Written request → Copy all lines in which the word "chart" can be found.
-- -- --
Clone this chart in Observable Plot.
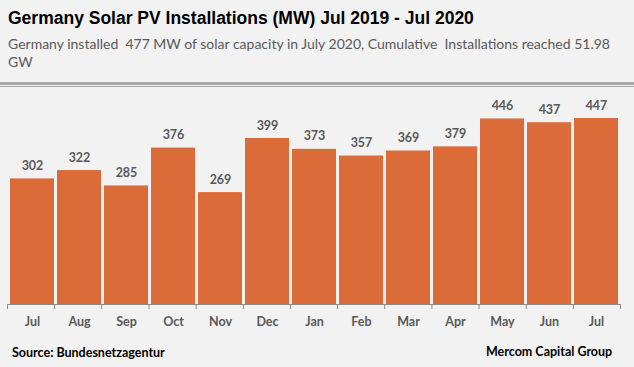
<!DOCTYPE html>
<html>
<head>
<meta charset="utf-8">
<script src="https://cdn.jsdelivr.net/npm/d3@7"></script>
<script src="https://cdn.jsdelivr.net/npm/@observablehq/plot@0.6"></script>
<style>
  body { margin: 0; background: #f2f2f2; width: 634px; height: 367px; position: relative; overflow: hidden; }
  #title { position: absolute; left: 8px; top: 8px; font: bold 17.5px "Liberation Sans", Arial, sans-serif; color: #000; white-space: nowrap; }
  #subtitle { position: absolute; left: 8px; top: 35px; font: 14px Lato, "Open Sans", sans-serif; color: #595959; line-height: 18px; white-space: nowrap; }
  #rule1 { position: absolute; left: 0; top: 82px; width: 634px; height: 3px; background: #a6a6a6; }
  #rule2 { position: absolute; left: 0; top: 86px; width: 634px; height: 1px; background: #a6a6a6; }
  #chart { position: absolute; left: 0; top: 87px; width: 634px; }
  #source { position: absolute; left: 12px; top: 345px; font: bold 12.5px Lato, "Open Sans", sans-serif; color: #000; }
  #credit { position: absolute; left: 486px; top: 344px; font: bold 12.5px Lato, "Open Sans", sans-serif; color: #000; }
</style>
</head>
<body>
<div id="title">Germany Solar PV Installations (MW) Jul 2019 - Jul 2020</div>
<div id="subtitle">Germany installed&nbsp; 477 MW of solar capacity in July 2020, Cumulative&nbsp; Installations reached 51.98<br>GW</div>
<div id="rule1"></div>
<div id="rule2"></div>
<div id="chart"></div>
<div id="source">Source: Bundesnetzagentur</div>
<div id="credit">Mercom Capital Group</div>
<script>
const months = ["Jul","Aug","Sep","Oct","Nov","Dec","Jan","Feb","Mar","Apr","May","Jun","Jul "];
const installedMW = [302, 322, 285, 376, 269, 399, 373, 357, 369, 379, 446, 437, 447];

const data = months.map((m, i) => ({month: m, value: installedMW[i]}));

const chart = Plot.plot({
  width: 634,
  height: 280,
  marginTop: 9,
  marginBottom: 63,
  marginLeft: 7,
  marginRight: 14,
  style: {background: "transparent", fontFamily: "Lato, 'Open Sans', sans-serif"},
  x: {domain: months, paddingInner: 0.065, paddingOuter: 0.03, axis: null},
  y: {domain: [0, 500], axis: null},
  marks: [
    Plot.barY(data, {x: "month", y: "value", fill: "#dc6b3a"}),
    Plot.text(data, {x: "month", y: "value", text: d => String(d.value), dy: -13, fill: "#595959", fontWeight: "bold", fontSize: 12.5}),
    Plot.ruleY([0], {stroke: "#8c8c8c", strokeWidth: 1}),
    Plot.axisX({tickSize: 0, tickPadding: 13, fontWeight: "bold", fontSize: 12.5, fill: "#595959", label: null, tickFormat: d => d.trim()})
  ]
});

// category boundary tick marks below the baseline, positioned from the chart's scales
const xs = chart.scale("x");
const ys = chart.scale("y");
const base = ys.apply(0);
const g = d3.select(chart).append("g").attr("stroke", "#8c8c8c");
const r0 = xs.range[0], r1 = xs.range[1];
for (let i = 0; i <= months.length; i++) {
  const bx = r0 + i * (r1 - r0) / months.length;
  g.append("line").attr("x1", bx + 0.5).attr("x2", bx + 0.5).attr("y1", base).attr("y2", base + 5);
}
document.getElementById("chart").appendChild(chart);
</script>
</body>
</html>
-- -- --
Reply →
Clone this chart in Observable Plot.
  #chart { position: absolute; left: 0; top: 87px; width: 634px; }
<div id="chart"></div>
const chart = Plot.plot({
// category boundary tick marks below the baseline, positioned from the chart's scales
const xs = chart.scale("x");
const ys = chart.scale("y");
const g = d3.select(chart).append("g").attr("stroke", "#8c8c8c");
document.getElementById("chart").appendChild(chart);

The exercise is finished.